■ DATA SEGMENT ■
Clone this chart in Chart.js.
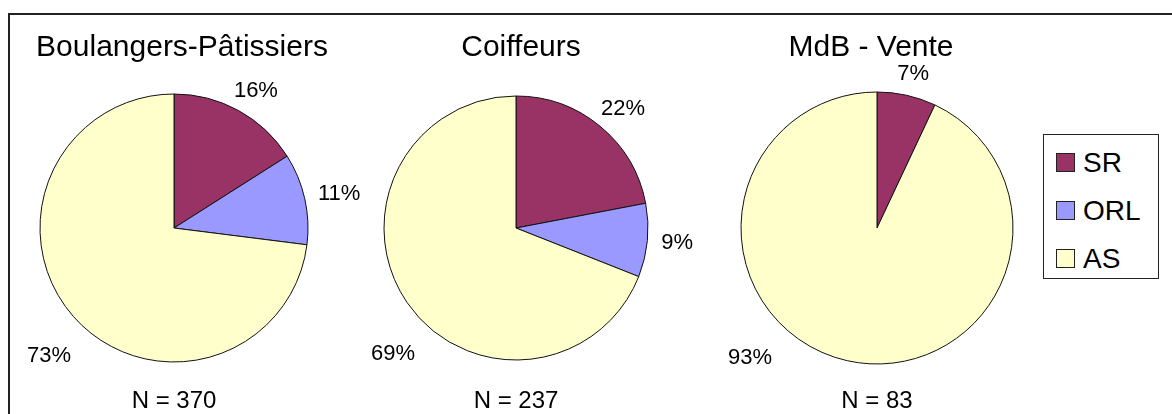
<!DOCTYPE html>
<html>
<head>
<meta charset="utf-8">
<script src="https://cdn.jsdelivr.net/npm/chart.js@4"></script>
<style>
  body { margin: 0; width: 1172px; height: 414px; overflow: hidden; background: #fff; position: relative; font-family: "Liberation Sans", Arial, sans-serif; }
  #frame { position: absolute; left: 8px; top: 13px; width: 1200px; height: 500px; border: 2px solid #222; box-sizing: border-box; }
  canvas { position: absolute; top: 0; }
  .title { position: absolute; top: 29px; font-size: 30px; white-space: nowrap; transform: translateX(-50%); color: #000; }
  .count { position: absolute; top: 386px; font-size: 24px; white-space: nowrap; transform: translateX(-50%); color: #000; }
  #legend { position: absolute; left: 1043px; top: 134px; width: 116px; height: 145px; border: 1.5px solid #222; box-sizing: border-box; background: #fff; }
  .item { position: absolute; left: 12px; font-size: 28px; line-height: 28px; color: #000; }
  .item span { display: inline-block; width: 17px; height: 17px; border: 1.5px solid #222; margin-right: 8px; vertical-align: 0px; }
</style>
</head>
<body>
<div id="frame"></div>
<div id="legend"></div>
<script>
const categories = ['SR', 'ORL', 'AS'];
const groups = ['Boulangers-Pâtissiers', 'Coiffeurs', 'MdB - Vente'];
const counts = ['N = 370', 'N = 237', 'N = 83'];
const boulangers = [16, 11, 73];
const coiffeurs = [22, 9, 69];
const mdbVente = [7, 0, 93];

const colors = ['#993366', '#9999FF', '#FFFFCC'];
const pieCenters = [174, 516, 877];
const pieRadius = [134, 132, 136];
const titleCenters = [182, 521, 871];
const allValues = [boulangers, coiffeurs, mdbVente];

// percentage labels around each pie (excel-ish placement)
const pctLabels = {
    id: 'pctLabels',
    afterDatasetsDraw(chart) {
        const {ctx} = chart;
        const meta = chart.getDatasetMeta(0);
        const data = chart.data.datasets[0].data;
        const total = data.reduce((a, b) => a + b, 0);
        ctx.save();
        ctx.font = '22px "Liberation Sans", Arial, sans-serif';
        ctx.fillStyle = '#000';
        ctx.textAlign = 'center';
        ctx.textBaseline = 'middle';
        const h = 16;
        meta.data.forEach((arc, i) => {
            if (!data[i]) return;
            const {x, y, startAngle, endAngle, outerRadius} = arc.getProps(['x', 'y', 'startAngle', 'endAngle', 'outerRadius'], true);
            const txt = data[i] + '%';
            const w = ctx.measureText(txt).width;
            let lx, ly;
            if (data[i] / total > 0.5) {
                // big slice: label sits in the lower left corner
                lx = x - outerRadius + 9;
                ly = y + outerRadius - 6;
            } else {
                const mid = (startAngle + endAngle) / 2;
                const d = outerRadius + 14;
                lx = x + Math.cos(mid) * d + Math.cos(mid) * w / 2;
                ly = y + Math.sin(mid) * d + Math.sin(mid) * h / 2;
            }
            ctx.fillText(txt, lx, ly);
        });
        ctx.restore();
    }
};

groups.forEach((name, g) => {
    const w = 420;
    const c = document.createElement('canvas');
    c.width = w;
    c.height = 414;
    c.style.left = (pieCenters[g] - w / 2) + 'px';
    document.body.appendChild(c);

    new Chart(c, {
        type: 'pie',
        data: {
            labels: categories,
            datasets: [{
                data: allValues[g],
                backgroundColor: colors,
                borderColor: '#111',
                borderWidth: 1
            }]
        },
        options: {
            responsive: false,
            animation: false,
            radius: pieRadius[g],
            layout: { padding: { top: 60, bottom: 18, left: 0, right: 0 } },
            plugins: {
                legend: { display: false },
                tooltip: { enabled: false }
            }
        },
        plugins: [pctLabels]
    });

    const t = document.createElement('div');
    t.className = 'title';
    t.style.left = titleCenters[g] + 'px';
    t.textContent = name;
    document.body.appendChild(t);

    const n = document.createElement('div');
    n.className = 'count';
    n.style.left = pieCenters[g] + 'px';
    n.textContent = counts[g];
    document.body.appendChild(n);
});

const legend = document.getElementById('legend');
categories.forEach((cat, i) => {
    const d = document.createElement('div');
    d.className = 'item';
    d.style.top = (14 + i * 48) + 'px';
    d.innerHTML = '<span style="background:' + colors[i] + '"></span>' + cat;
    legend.appendChild(d);
});
</script>
</body>
</html>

■ EXERCISE OBJECTIVE ■
Please take the lines from the beginning of the data above through the line holding "const mdbVente = [7, 0, 93];" and transcribe them exactly, without any pictures.

■ COMPLETE RESPONSE ■
Clone this chart in Chart.js.
<!DOCTYPE html>
<html>
<head>
<meta charset="utf-8">
<script src="https://cdn.jsdelivr.net/npm/chart.js@4"></script>
<style>
  body { margin: 0; width: 1172px; height: 414px; overflow: hidden; background: #fff; position: relative; font-family: "Liberation Sans", Arial, sans-serif; }
  #frame { position: absolute; left: 8px; top: 13px; width: 1200px; height: 500px; border: 2px solid #222; box-sizing: border-box; }
  canvas { position: absolute; top: 0; }
  .title { position: absolute; top: 29px; font-size: 30px; white-space: nowrap; transform: translateX(-50%); color: #000; }
  .count { position: absolute; top: 386px; font-size: 24px; white-space: nowrap; transform: translateX(-50%); color: #000; }
  #legend { position: absolute; left: 1043px; top: 134px; width: 116px; height: 145px; border: 1.5px solid #222; box-sizing: border-box; background: #fff; }
  .item { position: absolute; left: 12px; font-size: 28px; line-height: 28px; color: #000; }
  .item span { display: inline-block; width: 17px; height: 17px; border: 1.5px solid #222; margin-right: 8px; vertical-align: 0px; }
</style>
</head>
<body>
<div id="frame"></div>
<div id="legend"></div>
<script>
const categories = ['SR', 'ORL', 'AS'];
const groups = ['Boulangers-Pâtissiers', 'Coiffeurs', 'MdB - Vente'];
const counts = ['N = 370', 'N = 237', 'N = 83'];
const boulangers = [16, 11, 73];
const coiffeurs = [22, 9, 69];
const mdbVente = [7, 0, 93];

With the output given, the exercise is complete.